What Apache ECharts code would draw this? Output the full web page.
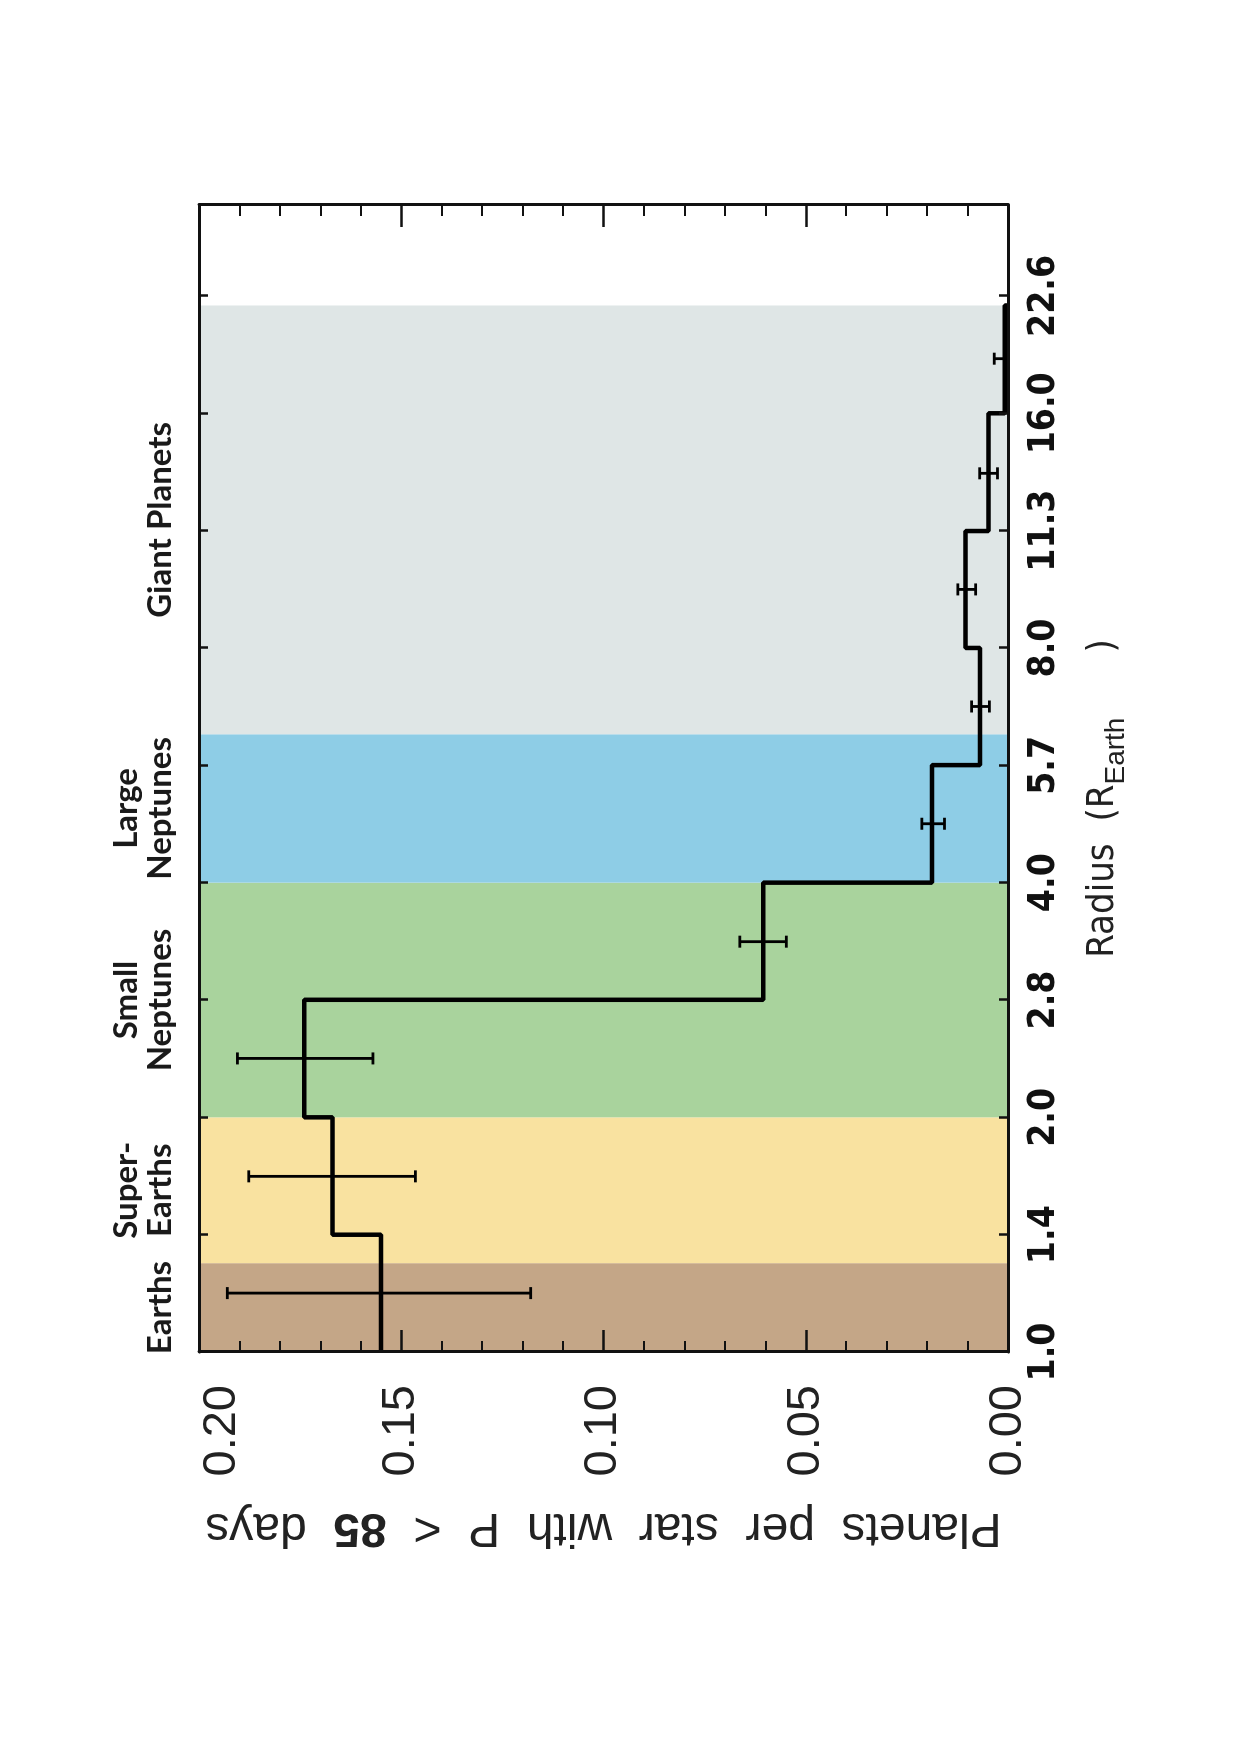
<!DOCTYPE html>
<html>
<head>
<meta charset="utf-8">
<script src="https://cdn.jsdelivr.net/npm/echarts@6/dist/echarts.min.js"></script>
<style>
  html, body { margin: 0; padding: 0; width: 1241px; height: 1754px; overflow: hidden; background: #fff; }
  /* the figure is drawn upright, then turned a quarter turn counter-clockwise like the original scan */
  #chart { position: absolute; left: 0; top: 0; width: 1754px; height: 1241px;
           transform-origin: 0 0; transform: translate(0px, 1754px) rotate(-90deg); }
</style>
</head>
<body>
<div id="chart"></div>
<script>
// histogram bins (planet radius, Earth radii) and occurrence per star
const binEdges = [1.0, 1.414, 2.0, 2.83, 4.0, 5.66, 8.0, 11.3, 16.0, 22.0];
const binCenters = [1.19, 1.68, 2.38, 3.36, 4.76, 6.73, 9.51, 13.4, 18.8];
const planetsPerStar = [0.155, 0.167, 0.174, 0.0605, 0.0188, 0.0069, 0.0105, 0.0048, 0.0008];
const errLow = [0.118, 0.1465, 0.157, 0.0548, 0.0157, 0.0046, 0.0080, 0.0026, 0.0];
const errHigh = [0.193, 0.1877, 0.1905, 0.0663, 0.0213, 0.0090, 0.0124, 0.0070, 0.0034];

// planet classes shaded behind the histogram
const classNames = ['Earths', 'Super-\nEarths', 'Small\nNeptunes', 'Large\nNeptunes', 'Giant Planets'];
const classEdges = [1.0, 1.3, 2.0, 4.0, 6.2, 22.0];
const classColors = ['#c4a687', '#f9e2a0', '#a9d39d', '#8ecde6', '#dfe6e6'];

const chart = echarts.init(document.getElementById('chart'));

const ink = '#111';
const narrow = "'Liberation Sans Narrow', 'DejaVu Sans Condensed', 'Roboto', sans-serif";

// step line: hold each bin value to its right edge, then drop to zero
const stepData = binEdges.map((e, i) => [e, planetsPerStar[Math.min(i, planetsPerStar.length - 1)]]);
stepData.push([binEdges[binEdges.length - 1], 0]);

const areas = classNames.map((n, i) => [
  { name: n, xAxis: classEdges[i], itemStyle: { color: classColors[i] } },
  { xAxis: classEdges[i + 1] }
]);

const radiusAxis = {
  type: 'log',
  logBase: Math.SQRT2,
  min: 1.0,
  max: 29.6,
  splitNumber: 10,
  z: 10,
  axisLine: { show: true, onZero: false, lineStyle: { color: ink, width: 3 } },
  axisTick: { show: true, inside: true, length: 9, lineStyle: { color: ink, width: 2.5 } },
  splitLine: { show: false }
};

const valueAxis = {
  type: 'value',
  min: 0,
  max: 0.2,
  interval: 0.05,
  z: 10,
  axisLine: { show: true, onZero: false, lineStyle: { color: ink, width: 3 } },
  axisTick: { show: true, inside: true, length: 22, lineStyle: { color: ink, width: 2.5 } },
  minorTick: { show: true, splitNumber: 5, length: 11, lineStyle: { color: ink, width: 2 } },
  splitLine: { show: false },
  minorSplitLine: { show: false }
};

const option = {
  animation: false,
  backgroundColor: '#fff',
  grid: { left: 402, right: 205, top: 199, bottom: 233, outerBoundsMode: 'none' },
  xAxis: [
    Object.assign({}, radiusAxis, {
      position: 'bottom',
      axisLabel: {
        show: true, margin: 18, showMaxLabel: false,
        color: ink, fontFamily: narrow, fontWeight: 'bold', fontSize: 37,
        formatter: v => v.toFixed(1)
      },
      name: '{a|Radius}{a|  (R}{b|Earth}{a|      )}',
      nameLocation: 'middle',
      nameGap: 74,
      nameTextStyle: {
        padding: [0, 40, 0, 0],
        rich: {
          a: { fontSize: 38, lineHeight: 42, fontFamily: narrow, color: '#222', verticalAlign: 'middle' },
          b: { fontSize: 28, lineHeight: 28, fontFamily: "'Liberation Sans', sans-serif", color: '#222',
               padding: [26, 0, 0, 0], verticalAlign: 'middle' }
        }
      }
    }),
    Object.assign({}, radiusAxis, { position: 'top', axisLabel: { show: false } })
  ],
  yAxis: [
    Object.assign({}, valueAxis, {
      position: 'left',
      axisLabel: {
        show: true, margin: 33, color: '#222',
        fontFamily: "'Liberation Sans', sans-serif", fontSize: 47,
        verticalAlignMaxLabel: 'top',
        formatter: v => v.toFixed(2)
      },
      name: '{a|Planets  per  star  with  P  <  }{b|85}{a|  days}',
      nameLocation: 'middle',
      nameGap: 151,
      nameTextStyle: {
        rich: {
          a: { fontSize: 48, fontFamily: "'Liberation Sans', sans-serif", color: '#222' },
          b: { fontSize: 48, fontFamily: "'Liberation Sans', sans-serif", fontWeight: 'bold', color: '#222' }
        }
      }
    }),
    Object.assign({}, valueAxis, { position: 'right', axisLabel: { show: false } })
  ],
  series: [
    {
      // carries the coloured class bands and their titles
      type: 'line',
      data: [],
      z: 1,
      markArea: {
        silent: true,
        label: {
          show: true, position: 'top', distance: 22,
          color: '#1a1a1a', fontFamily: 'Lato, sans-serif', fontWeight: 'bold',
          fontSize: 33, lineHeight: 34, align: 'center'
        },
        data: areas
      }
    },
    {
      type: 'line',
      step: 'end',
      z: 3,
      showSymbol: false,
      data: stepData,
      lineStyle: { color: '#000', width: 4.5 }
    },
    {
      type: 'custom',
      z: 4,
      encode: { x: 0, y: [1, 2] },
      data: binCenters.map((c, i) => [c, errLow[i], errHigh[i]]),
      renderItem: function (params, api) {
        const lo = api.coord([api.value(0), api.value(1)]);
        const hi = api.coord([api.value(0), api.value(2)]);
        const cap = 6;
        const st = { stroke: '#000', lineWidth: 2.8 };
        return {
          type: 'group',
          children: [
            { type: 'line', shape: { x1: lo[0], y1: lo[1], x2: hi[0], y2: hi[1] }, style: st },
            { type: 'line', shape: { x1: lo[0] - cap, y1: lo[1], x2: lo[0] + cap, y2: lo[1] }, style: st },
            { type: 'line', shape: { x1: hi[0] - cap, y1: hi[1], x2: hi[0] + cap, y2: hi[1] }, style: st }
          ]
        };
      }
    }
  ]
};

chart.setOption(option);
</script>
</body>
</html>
+---+
◆ **WRITTEN TASK**
Repeat the material above verbatim, with no pictures in the output.

◆ **EXERCISE ANSWER**
What Apache ECharts code would draw this? Output the full web page.
<!DOCTYPE html>
<html>
<head>
<meta charset="utf-8">
<script src="https://cdn.jsdelivr.net/npm/echarts@6/dist/echarts.min.js"></script>
<style>
  html, body { margin: 0; padding: 0; width: 1241px; height: 1754px; overflow: hidden; background: #fff; }
  /* the figure is drawn upright, then turned a quarter turn counter-clockwise like the original scan */
  #chart { position: absolute; left: 0; top: 0; width: 1754px; height: 1241px;
           transform-origin: 0 0; transform: translate(0px, 1754px) rotate(-90deg); }
</style>
</head>
<body>
<div id="chart"></div>
<script>
// histogram bins (planet radius, Earth radii) and occurrence per star
const binEdges = [1.0, 1.414, 2.0, 2.83, 4.0, 5.66, 8.0, 11.3, 16.0, 22.0];
const binCenters = [1.19, 1.68, 2.38, 3.36, 4.76, 6.73, 9.51, 13.4, 18.8];
const planetsPerStar = [0.155, 0.167, 0.174, 0.0605, 0.0188, 0.0069, 0.0105, 0.0048, 0.0008];
const errLow = [0.118, 0.1465, 0.157, 0.0548, 0.0157, 0.0046, 0.0080, 0.0026, 0.0];
const errHigh = [0.193, 0.1877, 0.1905, 0.0663, 0.0213, 0.0090, 0.0124, 0.0070, 0.0034];

// planet classes shaded behind the histogram
const classNames = ['Earths', 'Super-\nEarths', 'Small\nNeptunes', 'Large\nNeptunes', 'Giant Planets'];
const classEdges = [1.0, 1.3, 2.0, 4.0, 6.2, 22.0];
const classColors = ['#c4a687', '#f9e2a0', '#a9d39d', '#8ecde6', '#dfe6e6'];

const chart = echarts.init(document.getElementById('chart'));

const ink = '#111';
const narrow = "'Liberation Sans Narrow', 'DejaVu Sans Condensed', 'Roboto', sans-serif";

// step line: hold each bin value to its right edge, then drop to zero
const stepData = binEdges.map((e, i) => [e, planetsPerStar[Math.min(i, planetsPerStar.length - 1)]]);
stepData.push([binEdges[binEdges.length - 1], 0]);

const areas = classNames.map((n, i) => [
  { name: n, xAxis: classEdges[i], itemStyle: { color: classColors[i] } },
  { xAxis: classEdges[i + 1] }
]);

const radiusAxis = {
  type: 'log',
  logBase: Math.SQRT2,
  min: 1.0,
  max: 29.6,
  splitNumber: 10,
  z: 10,
  axisLine: { show: true, onZero: false, lineStyle: { color: ink, width: 3 } },
  axisTick: { show: true, inside: true, length: 9, lineStyle: { color: ink, width: 2.5 } },
  splitLine: { show: false }
};

const valueAxis = {
  type: 'value',
  min: 0,
  max: 0.2,
  interval: 0.05,
  z: 10,
  axisLine: { show: true, onZero: false, lineStyle: { color: ink, width: 3 } },
  axisTick: { show: true, inside: true, length: 22, lineStyle: { color: ink, width: 2.5 } },
  minorTick: { show: true, splitNumber: 5, length: 11, lineStyle: { color: ink, width: 2 } },
  splitLine: { show: false },
  minorSplitLine: { show: false }
};

const option = {
  animation: false,
  backgroundColor: '#fff',
  grid: { left: 402, right: 205, top: 199, bottom: 233, outerBoundsMode: 'none' },
  xAxis: [
    Object.assign({}, radiusAxis, {
      position: 'bottom',
      axisLabel: {
        show: true, margin: 18, showMaxLabel: false,
        color: ink, fontFamily: narrow, fontWeight: 'bold', fontSize: 37,
        formatter: v => v.toFixed(1)
      },
      name: '{a|Radius}{a|  (R}{b|Earth}{a|      )}',
      nameLocation: 'middle',
      nameGap: 74,
      nameTextStyle: {
        padding: [0, 40, 0, 0],
        rich: {
          a: { fontSize: 38, lineHeight: 42, fontFamily: narrow, color: '#222', verticalAlign: 'middle' },
          b: { fontSize: 28, lineHeight: 28, fontFamily: "'Liberation Sans', sans-serif", color: '#222',
               padding: [26, 0, 0, 0], verticalAlign: 'middle' }
        }
      }
    }),
    Object.assign({}, radiusAxis, { position: 'top', axisLabel: { show: false } })
  ],
  yAxis: [
    Object.assign({}, valueAxis, {
      position: 'left',
      axisLabel: {
        show: true, margin: 33, color: '#222',
        fontFamily: "'Liberation Sans', sans-serif", fontSize: 47,
        verticalAlignMaxLabel: 'top',
        formatter: v => v.toFixed(2)
      },
      name: '{a|Planets  per  star  with  P  <  }{b|85}{a|  days}',
      nameLocation: 'middle',
      nameGap: 151,
      nameTextStyle: {
        rich: {
          a: { fontSize: 48, fontFamily: "'Liberation Sans', sans-serif", color: '#222' },
          b: { fontSize: 48, fontFamily: "'Liberation Sans', sans-serif", fontWeight: 'bold', color: '#222' }
        }
      }
    }),
    Object.assign({}, valueAxis, { position: 'right', axisLabel: { show: false } })
  ],
  series: [
    {
      // carries the coloured class bands and their titles
      type: 'line',
      data: [],
      z: 1,
      markArea: {
        silent: true,
        label: {
          show: true, position: 'top', distance: 22,
          color: '#1a1a1a', fontFamily: 'Lato, sans-serif', fontWeight: 'bold',
          fontSize: 33, lineHeight: 34, align: 'center'
        },
        data: areas
      }
    },
    {
      type: 'line',
      step: 'end',
      z: 3,
      showSymbol: false,
      data: stepData,
      lineStyle: { color: '#000', width: 4.5 }
    },
    {
      type: 'custom',
      z: 4,
      encode: { x: 0, y: [1, 2] },
      data: binCenters.map((c, i) => [c, errLow[i], errHigh[i]]),
      renderItem: function (params, api) {
        const lo = api.coord([api.value(0), api.value(1)]);
        const hi = api.coord([api.value(0), api.value(2)]);
        const cap = 6;
        const st = { stroke: '#000', lineWidth: 2.8 };
        return {
          type: 'group',
          children: [
            { type: 'line', shape: { x1: lo[0], y1: lo[1], x2: hi[0], y2: hi[1] }, style: st },
            { type: 'line', shape: { x1: lo[0] - cap, y1: lo[1], x2: lo[0] + cap, y2: lo[1] }, style: st },
            { type: 'line', shape: { x1: hi[0] - cap, y1: hi[1], x2: hi[0] + cap, y2: hi[1] }, style: st }
          ]
        };
      }
    }
  ]
};

chart.setOption(option);
</script>
</body>
</html>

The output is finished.